Fleischesser gegen Vegetarier: Warum Essgewohnheiten derart emotionalisieren

Auf der einen Seite Wiener Schnitzel aus Erbsenprotein und eine Stadt in den Niederlanden (Haarlem), die Fleischwerbung verbieten will. Auf der anderen Seite Männer, die sich männlicher fühlen, wenn sie Fleisch essen (ergab eine Studie in den USA) und vermehrte Klimaschelte für alle Fleischtiger.
Zweifelsohne: Der Kulturkampf zwischen jenen, die sich ihren Braten keinesfalls vom Teller nehmen lassen wollen und den Besser-Essern (zumindest aus Sicht der Umweltschützer) scheint voll entbrannt.
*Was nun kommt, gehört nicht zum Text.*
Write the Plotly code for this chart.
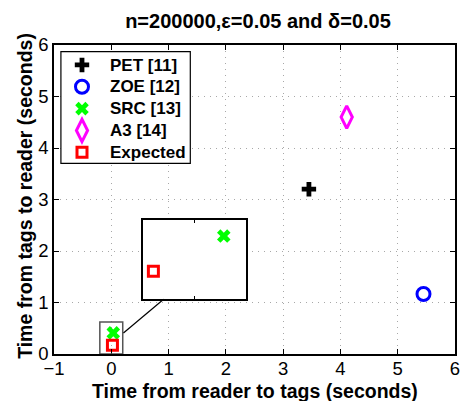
import plotly.graph_objects as go

# Data
names = ["PET [11]", "ZOE [12]", "SRC [13]", "A3 [14]", "Expected"]
x_reader_to_tags = [3.45, 5.45, 0.035, 4.11, 0.02]
y_tags_to_reader = [3.2, 1.165, 0.41, 4.6, 0.17]
colors = ["black", "blue", "#00ff00", "magenta", "red"]
symbols = ["cross", "circle-open", "x", "diamond-tall-open", "square-open"]
sizes = [12, 13, 12, 16, 10]
xticks = [-1, 0, 1, 2, 3, 4, 5, 6]
yticks = [0, 1, 2, 3, 4, 5, 6]

# Zoom region (main axes data coords) and inset view range
zoom_x = [-0.2, 0.2]
zoom_y = [0.0, 0.62]
inset_xr = [0.0177, 0.0398]
inset_yr = [-0.0186, 0.517]

FONT = "Liberation Sans, Arial"

fig = go.Figure()
for i, n in enumerate(names):
    fig.add_trace(go.Scatter(
        x=[x_reader_to_tags[i]], y=[y_tags_to_reader[i]], mode="markers",
        name="<span style='font-size:17px'><b>" + n + "</b></span>",
        marker=dict(symbol=symbols[i], color=colors[i], size=sizes[i],
                    line=dict(color=colors[i], width=3 if "open" in symbols[i] else 0)),
    ))
# inset copies (SRC, Expected)
for i in [2, 4]:
    fig.add_trace(go.Scatter(
        x=[x_reader_to_tags[i]], y=[y_tags_to_reader[i]], mode="markers", showlegend=False,
        xaxis="x2", yaxis="y2",
        marker=dict(symbol=symbols[i], color=colors[i], size=sizes[i],
                    line=dict(color=colors[i], width=3 if "open" in symbols[i] else 0)),
    ))

L, R, T, B = 54, 9, 45, 47
W, H = 469, 401
pw, ph = W - L - R, H - T - B

def px(xp):
    return (xp - L) / pw

def py(yp):
    return (H - B - yp) / ph

inset_dom_x = [px(143.7), px(248.7)]
inset_dom_y = [py(299), py(220.3)]

axis_common = dict(
    showgrid=True, gridcolor="#a8a8a8", griddash="1px,5px", gridwidth=1,
    zeroline=False, showline=True, linecolor="black", linewidth=1.5, mirror="ticks",
    ticks="inside", ticklen=5, tickcolor="black",
    tickfont=dict(family=FONT, size=18.5, color="black"),
)

fig.update_layout(
    width=W, height=H,
    margin=dict(l=L, r=R, t=T, b=B),
    paper_bgcolor="white", plot_bgcolor="white",
    title=dict(text="<b>n=200000,ε=0.05 and δ=0.05</b>", x=258 / W,
               xanchor="center", y=1 - 21 / H, yanchor="middle",
               font=dict(family=FONT, size=20, color="black")),
    xaxis=dict(range=[-1, 6], tickvals=xticks, ticktext=["\u22121"] + [str(v) for v in xticks[1:]],
               ticklabelstandoff=-3, **axis_common),
    yaxis=dict(range=[0, 6], tickvals=yticks, **axis_common),
    xaxis2=dict(domain=inset_dom_x, anchor="y2", range=inset_xr, showgrid=False, zeroline=False,
                showline=True, mirror="ticks", linecolor="black", linewidth=1.5,
                ticks="inside", ticklen=3, tickcolor="black",
                tickvals=[(inset_xr[0] + inset_xr[1]) / 2], showticklabels=False),
    yaxis2=dict(domain=inset_dom_y, anchor="x2", range=inset_yr, showgrid=False, zeroline=False,
                showline=True, mirror=True, linecolor="black", linewidth=1.5,
                ticks="", showticklabels=False),
    legend=dict(x=0, y=py(49), xanchor="left", yanchor="top",
                bgcolor="rgba(0,0,0,0)", borderwidth=0,
                font=dict(family=FONT, size=14.5, color="black"),
                itemwidth=46, tracegroupgap=0),
    showlegend=True,
)

# Legend box (white with black border), drawn under the legend
fig.add_shape(type="rect", xref="paper", yref="paper",
              x0=px(61), x1=px(192), y0=py(163.3), y1=py(51.7),
              fillcolor="white", line=dict(color="black", width=1.2), layer="above")

# Axis titles as annotations
fig.add_annotation(text="<b>Time from reader to tags (seconds)</b>", xref="paper", yref="paper",
                   x=px(257), y=py(390.5), xanchor="center", yanchor="middle", showarrow=False,
                   font=dict(family=FONT, size=19.5, color="black"))
fig.add_annotation(text="<b>Time from tags to reader (seconds)</b>", xref="paper", yref="paper",
                   x=px(24.5), y=py(196), xanchor="center", yanchor="middle", showarrow=False,
                   textangle=-90, font=dict(family=FONT, size=19.5, color="black"))

# White background of inset, small zoom rectangle, connector line
fig.add_shape(type="rect", xref="paper", yref="paper",
              x0=inset_dom_x[0], x1=inset_dom_x[1], y0=inset_dom_y[0], y1=inset_dom_y[1],
              fillcolor="white", line=dict(width=0), layer="between")
fig.add_shape(type="rect", xref="x", yref="y", x0=zoom_x[0], x1=zoom_x[1], y0=zoom_y[0], y1=zoom_y[1],
              line=dict(color="#555555", width=1.5), layer="above")
fig.add_shape(type="line", xref="paper", yref="paper",
              x0=px(124.3), y0=py(333), x1=px(165), y1=py(299.3),
              line=dict(color="black", width=1.2))

fig.write_html("out.html")
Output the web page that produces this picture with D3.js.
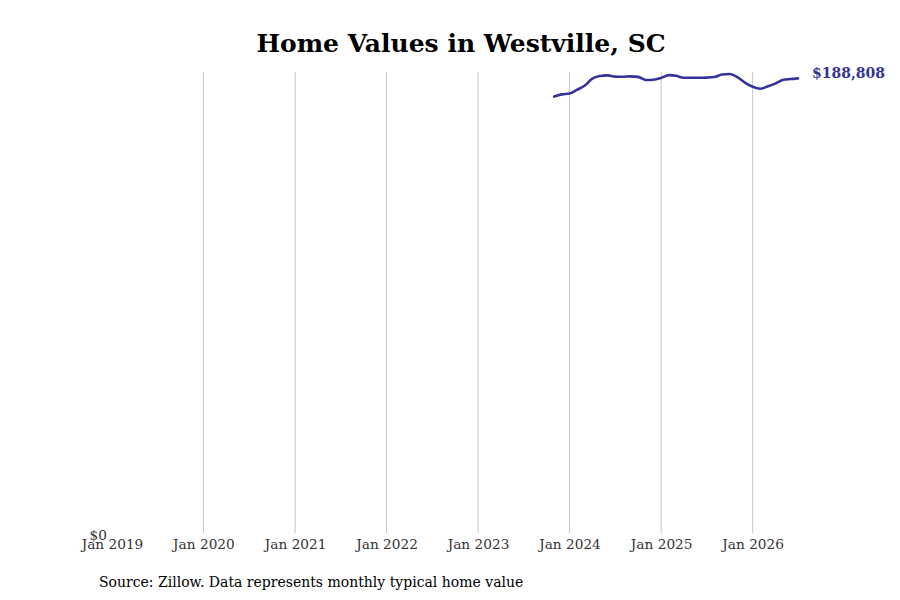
<!doctype html>
<html lang="en">
<head>
    <meta charset="utf-8" />
    <title>Home Values in Westville, SC</title>
    <style>
        body { margin: 0; background: #fff; }
        text { font-family: "DejaVu Serif", serif; }
    </style>
</head>
<body>
    <svg id="chart"></svg>

    <script src="https://cdn.jsdelivr.net/npm/d3@7"></script>
    <script>
        // monthly typical home value, Nov 2023 .. Jul 2026
        const months = [
            "2023-11", "2023-12",
            "2024-01", "2024-02", "2024-03", "2024-04", "2024-05", "2024-06",
            "2024-07", "2024-08", "2024-09", "2024-10", "2024-11", "2024-12",
            "2025-01", "2025-02", "2025-03", "2025-04", "2025-05", "2025-06",
            "2025-07", "2025-08", "2025-09", "2025-10", "2025-11", "2025-12",
            "2026-01", "2026-02", "2026-03", "2026-04", "2026-05", "2026-06",
            "2026-07"
        ];
        const values = [
            181280, 182190,
            182520, 184170, 185740, 188720, 189750, 190040,
            189540, 189460, 189630, 189420, 188100, 188220,
            189010, 190160, 189880, 189050, 189050, 189050,
            189130, 189340, 190370, 190580, 189340, 187060,
            185330, 184500, 185410, 186650, 188100, 188510,
            188808
        ];
        const tickYears = [2019, 2020, 2021, 2022, 2023, 2024, 2025, 2026];

        const width = 900, height = 600;
        const margin = {top: 72, right: 102, bottom: 65, left: 112};
        const color = "#333399";

        const parse = d3.timeParse("%Y-%m");
        const data = months.map((m, i) => ({date: parse(m), value: values[i]}));

        const svg = d3.select("#chart")
            .attr("width", width)
            .attr("height", height);

        const x = d3.scaleTime()
            .domain([new Date(2019, 0, 1), new Date(2026, 6, 1)])
            .range([margin.left, width - margin.right]);

        const y = d3.scaleLinear()
            .domain([0, d3.max(values) * 1.0045])
            .range([height - margin.bottom, margin.top]);

        const ticks = tickYears.map(yr => new Date(yr, 0, 1));

        // vertical gridlines
        svg.append("g")
            .selectAll("line")
            .data(ticks.slice(1))
            .join("line")
            .attr("x1", d => x(d))
            .attr("x2", d => x(d))
            .attr("y1", margin.top)
            .attr("y2", height - margin.bottom - 2)
            .attr("stroke", "#c8c8c8")
            .attr("stroke-width", 1);

        // x axis labels
        const xAxis = d3.axisBottom(x)
            .tickValues(ticks)
            .tickFormat(d3.timeFormat("Jan %Y"))
            .tickSize(0)
            .tickPadding(4);

        svg.append("g")
            .attr("transform", `translate(0,${height - margin.bottom})`)
            .call(xAxis)
            .call(g => g.select(".domain").remove())
            .call(g => g.selectAll("text")
                .attr("font-family", "DejaVu Serif")
                .attr("font-size", 13.7)
                .attr("fill", "#333"));

        // y axis: only $0
        const yAxis = d3.axisLeft(y)
            .tickValues([0])
            .tickFormat(d => "$" + d3.format(",")(d))
            .tickSize(0)
            .tickPadding(5);

        svg.append("g")
            .attr("transform", `translate(${margin.left},0)`)
            .call(yAxis)
            .call(g => g.select(".domain").remove())
            .call(g => g.selectAll("text")
                .attr("font-family", "DejaVu Serif")
                .attr("font-size", 13.7)
                .attr("fill", "#333"));

        const line = d3.line()
            .x(d => x(d.date))
            .y(d => y(d.value))
            .curve(d3.curveMonotoneX);

        svg.append("path")
            .datum(data)
            .attr("fill", "none")
            .attr("stroke", color)
            .attr("stroke-width", 2.6)
            .attr("stroke-linejoin", "round")
            .attr("stroke-linecap", "round")
            .attr("d", line);

        const last = data[data.length - 1];
        svg.append("text")
            .attr("x", x(last.date) + 14)
            .attr("y", y(last.value))
            .attr("dy", "-0.05em")
            .attr("font-size", 14)
            .attr("font-weight", "bold")
            .attr("fill", color)
            .text("$" + d3.format(",")(last.value));

        svg.append("text")
            .attr("x", width / 2 + 11)
            .attr("y", 52)
            .attr("text-anchor", "middle")
            .attr("font-size", 25)
            .attr("font-weight", "bold")
            .attr("fill", "#000")
            .text("Home Values in Westville, SC");

        svg.append("text")
            .attr("x", 99)
            .attr("y", 587)
            .attr("font-size", 14)
            .attr("fill", "#000")
            .text("Source: Zillow. Data represents monthly typical home value");
    </script>
</body>
</html>
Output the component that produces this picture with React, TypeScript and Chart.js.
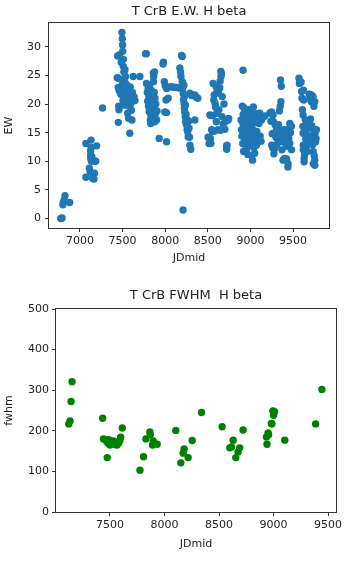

Wobei es an dieser Stelle kein Abwägen zwischen Fleischeslust und Fruchtfleischeslust geben soll. Vielmehr wollte der KURIER herausfinden, warum die Frage Fleischfresser vs. Vegetarier derart emotionalisiert. Die Tierethikerin Judith Benz-Schwarzburg von der Veterinärmedizinischen Universität Wien kennt die Antwort.
KURIER: Warum wird jedes Gespräch über Essgewohnheiten heutzutage zur Grundsatzdiskussion?
Judith Benz-Schwarzburg: Wir leben in einer Zeit, in der jeder wissen kann, dass auch die Tiere, die wir gerne essen, wie Schweine oder Kühe, hochintelligente und hochsoziale Tiere sind, die eigentlich viele Jahre in großen Gemeinschaften leben würden. Weil die meisten Menschen Tiere lieben, gleichzeitig aber auch Fleisch mögen – sich also im sogenannten Meat-Paradox befinden –, brauchen sie Rechtfertigungsnarrative. Wir reden es uns schön. Dazu gibt es einen spannenden Versuch von Brock Bastian, einem australischen Wissenschafter. Probanden bekamen Bilder von Tieren gezeigt und mussten sie in essbar oder nicht essbar einteilen. Dann wurde nach den kognitiven Fähigkeiten und der Leidensfähigkeit gefragt. Und da zeigt sich ganz deutlich, dass Tiere, die wir als essbar einstufen, ganz niedrig auf der Skala der kognitiven Fähigkeiten und der Leidensfähigkeit rangieren. Wir reden sie uns also dumm und behaupten, dass die eh nicht leiden. Tiere, die wir als nicht essbar einstufen – vor allem die Haustiere und Schimpansen – gelten dagegen als leidensfähig und klug. Beides ist wissenschaftlich überhaupt nicht erklärbar.
Gleichzeitig sind wir alle so sozialisiert, dass Fleischkonsum einfach zum Genuss dazu gehört?
In unserer Großmutter-Generation hat Fleisch das gute Essen repräsentiert. Wenn ich – als vegetarische Enkelin – dann nur die Kartoffeln essen wollte, erntete ich völliges Unverständnis, wie man das Beste weglassen kann. Fleischessen ist ganz stark mit vielen kulturellen Annahmen verbunden. Unter anderem mit: Der echte Mann isst Fleisch. Fleisch essen ist also ein extrem sexualisiertes Thema. Man findet im Internet Fotos von gegrilltem Hühnchen mit Bikinizone und von Schweinchen-Aufstellern vor der Metzgerei in Röckchen, High Heels und mit Lippenstift. Auch in Werbekampagnen tauchten immer wieder nackte Frauen auf, die ein rohes Stück Fleisch präsentieren. Die Reduzierung der Frau und des Tieres auf das Fleisch läuft parallel.
Ist das der Grund, warum die Diskussion rund um Vegetarismus derart emotionalisiert ist? Weil es unterschwellig als Kastration empfunden wird?
Ja, davon bin ich überzeugt. Die Diskussion ist sehr aufgeladen. Das ist der Grund für die Aggression von gewissen Teilnehmern an der Debatte, die massiv auf dem Recht des Jägers beharren, dass sie ihr Fleisch essen dürfen. Und das geht einher mit einer Strategie des Lächerlichmachens der anderen als Weichlinge und Anti-Genussmenschen.